Showing posts with label 2002 Upper Deck Authentics. Show all posts
Showing posts with label 2002 Upper Deck Authentics. Show all posts

Tuesday, July 5, 2016

A Cavalcade Of Griffey Cards XX



I decided to extend the Cavalcade series one more day, I had to finish on 20 posts so it was nice and neat closing.

Today’s card is the second card from my Most Wanted List that has made it in to the Cavalcade of Griffey Cards, the other one being the 2007 Topps Employee’s cards. The card is from the 2002 Upper Deck Authentics release and is the reverse negative parallel version. This is a card I have been hunting for over a couple of years even writing about missing out on one back in April 2014 but now my search is complete when I picked up both the base card and the reverse negative parallel for a reasonable price.

Tomorrow I will be back to my regular posts beginning with my 7th Blog-versary contest that I mentioned on my actual blog-versary last month.

Monday, April 14, 2014

The Frustration Of A Knuckleheaded Seller


About 3 weeks ago a seller put up a 2002 Upper Deck Authentics Ken Griffey Jr (#162) reverse negative parallel as an error card and they set a reserve price. I would love to add one of these to my collection, you do not see them show up to often, and with a day left in the auction and the price sitting around $5 I put in a bid of $15.79 hoping that the reserve was like $12-15. I was bid up as the time ticked away and the auction ended with me having the final bid of $12.51. Slight problem, obviously the reserve was not less than that and the auction ended with no winner.

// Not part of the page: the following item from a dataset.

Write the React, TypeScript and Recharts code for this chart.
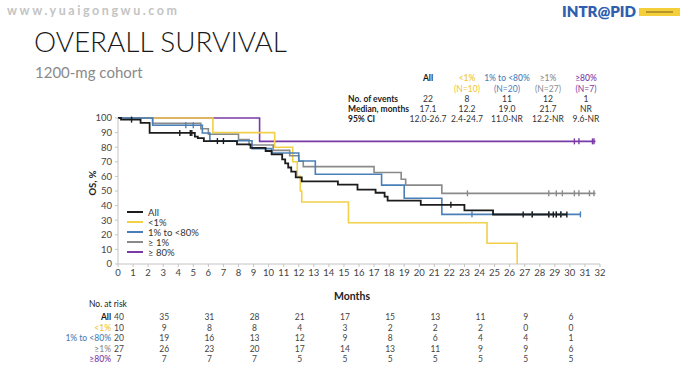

I watched the seller for the next 2 weeks to see if they would put up the card again. I was hoping that he would see the final price and either set a BIN or a lower reserve. No luck, the card just wasn’t showing up and I stopped checking his auctions earlier last week (he sold mostly cheap electronics and home gadgets). Which turned out to be my bad decision. I found out he eventually put the card back up, no reserve on a 3-day auction. The damn thing sold for a little over $6 with free shipping.
I know that losing out on the card was ultimately my fault for not watching the listings closer but damn, he could have easily contacted me after the first auction and I would have paid $15 and still have been happy.

Now someone got a better deal, he lost out on an additional $10 and I lost an awesome card for my collection. I am bummed about this.